The Grand Tetons
Yes, they were named for exactly what you are thinking, you with the dirty mind. French trappers said that they looked like boobs and it stuck. “Tetons” is “breasts” in French.
Connecting Yellowstone National Park to the town of Jackson, Wyoming, Grand Teton National Park hosts a lovely stretch of road that runs along the base of the Teton Mountains. The Snake River parallels to this road. There are many pull-off lots that showcase amazing views. The park contains excellent hiking trails, gorgeous lakes, and many picturesque spots to photograph. The shadow of the mountains shelters many horse ranches.
I have been going full-out for the last few weeks, wanting to see and experience everything near my path. That energy expenditure leaves me lacking here.
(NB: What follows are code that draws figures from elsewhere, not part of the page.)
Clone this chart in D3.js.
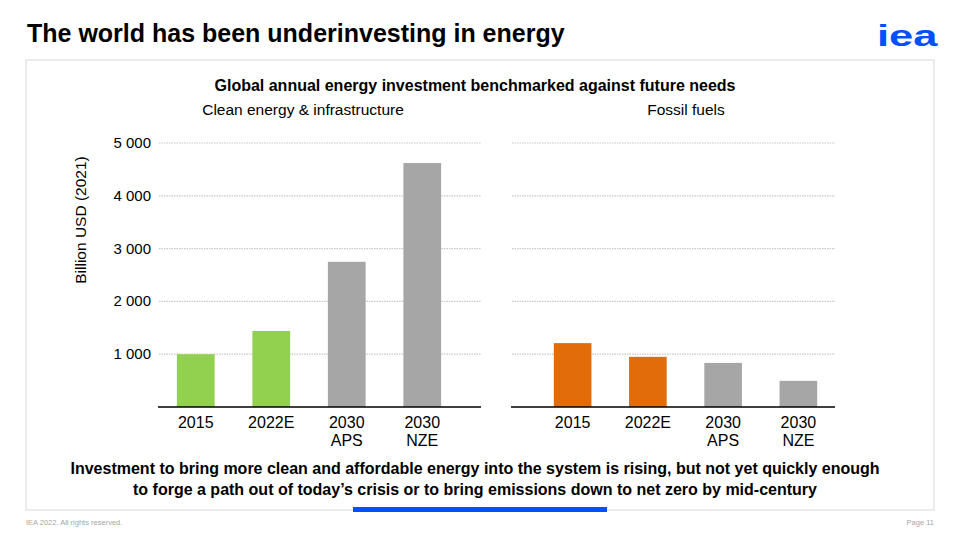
<!DOCTYPE html>
<html>
<head>
<meta charset="utf-8">
<script src="https://cdn.jsdelivr.net/npm/d3@7"></script>
<style>
  body { margin: 0; background: #fff; }
  text { font-family: "Liberation Sans", Arial, sans-serif; }
</style>
</head>
<body>
<script>
// data
var categories = ['2015', '2022E', '2030 APS', '2030 NZE'];
var cleanValues = [1000, 1440, 2750, 4620];
var fossilValues = [1210, 950, 835, 495];
var cleanColors = ['#92d050', '#92d050', '#a6a6a6', '#a6a6a6'];
var fossilColors = ['#e36c0a', '#e36c0a', '#a6a6a6', '#a6a6a6'];
var yTicks = [1000, 2000, 3000, 4000, 5000];

var svg = d3.select('body').append('svg')
    .attr('width', 960)
    .attr('height', 540);

// slide title + logo
svg.append('text')
    .attr('x', 27).attr('y', 42)
    .attr('font-size', 25).attr('font-weight', 'bold')
    .attr('fill', '#000')
    .text('The world has been underinvesting in energy');

svg.append('text')
    .attr('transform', 'translate(877,46) scale(1.45,1)')
    .attr('font-size', 30).attr('font-weight', 'bold')
    .attr('fill', '#0050ff')
    .text('iea');

// frame
svg.append('rect')
    .attr('x', 26).attr('y', 60)
    .attr('width', 908).attr('height', 450)
    .attr('fill', 'none')
    .attr('stroke', '#d9d9d9');

svg.append('rect')
    .attr('x', 353).attr('y', 507)
    .attr('width', 254).attr('height', 5)
    .attr('fill', '#0050ff');

// footer
svg.append('text')
    .attr('x', 26).attr('y', 525)
    .attr('font-size', 7.5).attr('fill', '#a6a6a6')
    .text('IEA 2022. All rights reserved.');
svg.append('text')
    .attr('x', 934).attr('y', 525)
    .attr('text-anchor', 'end')
    .attr('font-size', 7.5).attr('fill', '#a6a6a6')
    .text('Page 11');

// chart titles
svg.append('text')
    .attr('x', 475).attr('y', 91)
    .attr('text-anchor', 'middle')
    .attr('font-size', 16).attr('font-weight', 'bold')
    .text('Global annual energy investment benchmarked against future needs');

svg.append('text')
    .attr('x', 303).attr('y', 115)
    .attr('text-anchor', 'middle')
    .attr('font-size', 15.5)
    .text('Clean energy & infrastructure');

svg.append('text')
    .attr('x', 686).attr('y', 115)
    .attr('text-anchor', 'middle')
    .attr('font-size', 15.5)
    .text('Fossil fuels');

svg.append('text')
    .attr('transform', 'translate(86,220) rotate(-90)')
    .attr('text-anchor', 'middle')
    .attr('font-size', 15.5)
    .text('Billion USD (2021)');

var y = d3.scaleLinear().domain([0, 5000]).range([407, 143]);

function panel(values, colors, x0, x1, gridEnd, lineStart, showAxis) {
    var x = d3.scaleBand().domain(categories).range([x0, x1])
        .paddingInner(0.5).paddingOuter(0.25);
    var g = svg.append('g');

    g.selectAll('.grid').data(yTicks).enter().append('line')
        .attr('x1', lineStart + 1).attr('x2', gridEnd)
        .attr('y1', function(d) { return y(d); })
        .attr('y2', function(d) { return y(d); })
        .attr('stroke', '#c8c8c8')
        .attr('stroke-width', 1.2)
        .attr('stroke-dasharray', '1.5,1');

    if (showAxis) {
        g.selectAll('.tick').data(yTicks).enter().append('text')
            .attr('x', 151)
            .attr('y', function(d) { return y(d) + 5; })
            .attr('text-anchor', 'end')
            .attr('font-size', 15)
            .text(function(d) { return d3.format(',')(d).replace(',', ' '); });
    }

    g.selectAll('rect').data(values).enter().append('rect')
        .attr('x', function(d, i) { return x(categories[i]); })
        .attr('width', x.bandwidth())
        .attr('y', function(d) { return y(d); })
        .attr('height', function(d) { return y(0) - y(d); })
        .attr('fill', function(d, i) { return colors[i]; });

    g.append('line')
        .attr('x1', lineStart).attr('x2', gridEnd)
        .attr('y1', y(0)).attr('y2', y(0))
        .attr('stroke', '#000').attr('stroke-width', 1.3);

    categories.forEach(function(c, i) {
        var parts = c.split(' ');
        var t = g.append('text')
            .attr('x', x(c) + x.bandwidth() / 2)
            .attr('y', 428)
            .attr('text-anchor', 'middle')
            .attr('font-size', 16);
        parts.forEach(function(p, j) {
            t.append('tspan')
                .attr('x', x(c) + x.bandwidth() / 2)
                .attr('dy', j === 0 ? 0 : 18)
                .text(p);
        });
    });
}

panel(cleanValues, cleanColors, 158, 460, 481, 158, true);
panel(fossilValues, fossilColors, 535, 836, 835, 511, false);

// takeaway
svg.append('text')
    .attr('x', 475).attr('y', 474)
    .attr('text-anchor', 'middle')
    .attr('font-size', 16).attr('font-weight', 'bold')
    .text('Investment to bring more clean and affordable energy into the system is rising, but not yet quickly enough');
svg.append('text')
    .attr('x', 475).attr('y', 495)
    .attr('text-anchor', 'middle')
    .attr('font-size', 16).attr('font-weight', 'bold')
    .text('to forge a path out of today\u2019s crisis or to bring emissions down to net zero by mid-century');
</script>
</body>
</html>
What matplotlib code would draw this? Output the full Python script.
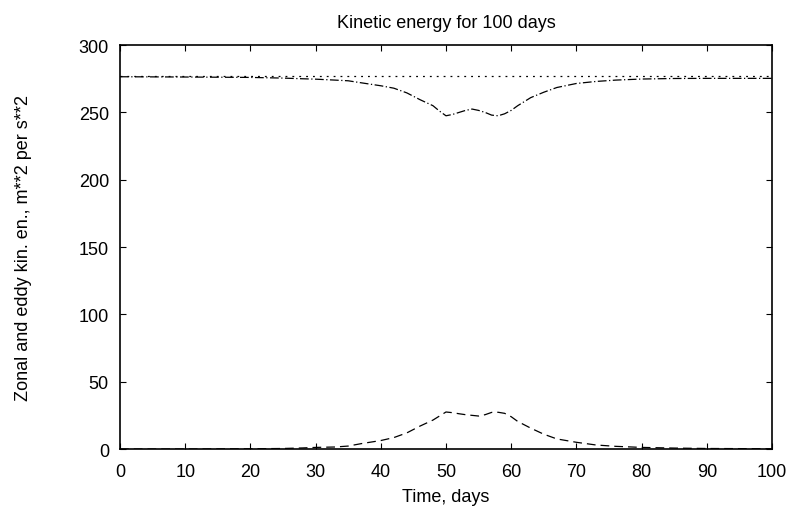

I don’t have the energy to give this park the intense attention it deserves.
My happiest moment is when Abby and I sit shoulder to shoulder in the back of the car with the hatch up. We are backed up to Jackson Lake and the 14,000 feet of Grand Teton is hulking over it. We share lemonade, Ritz crackers, and Cooper cheese, watching the cerulean water, exhausted, but completely at peace.
In the city center of Jackson are arches made from elk antlers. At first, the carnage appalls me. Mouth agape, I read the sign and learn that elk from the Refuge shed their antlers every spring. There is a National Elk Refuge at the southernmost part of the Grand Teton Park that houses 7500 elk deer. Boy Scouts collected the antlers and the Rotary built the arches. These arches have been a part of Jackson’s square since 1960.
People often and erroneously confuse Jackson and Jackson Hole. Jackson is the name of the town; Jackson Hole is the name of the valley and the ski resort. The town is quaint and picturesque. Jackson Hole, the ski resort, has a wonderful gondola that you can ride even if you aren’t skiing. In 12 minutes, the Aerial Tram glides skyward 4,139 vertical feet to one of the highest vertical drops in North America. The summit (10,450 feet) offers staggering 360-degree views of the Tetons, Jackson Hole Valley, and surrounding mountain ranges. Just before I arrive, three feet of snow falls on the mountain top.
The “Top of the World” hike is a path that follows the ridge line between peaks. It’s a difficult half hour of heavy trekking through snow up to my knees. At the end of the trail, where there are no more footprints, and a cliff drop off below me, I stop. I pause for a few moments to let my labored breathing subside. Silence. The kind of silence that settles in an ancient cathedral. The silence encapsulated in an igloo, the silence heard in the depths of a cave, or the silence that hums in a sound-proof room with foam lined walls. Pure quiet. Waiting until hunger overwhelms my quest for silence, I turn and follow the scent of maple syrup, retracing my steps back to the top of the tram.
Corbet’s Cabin boasts some world-famous gourmet waffles. Choices include brown sugar, lemon glaze, Nutella, and peanut butter and bacon. I get the Traditional, which is simple but sweet old-fashioned brown sugar butter waffle. It doesn’t disappoint and is hot and filling- satisfying two areas I am lacking.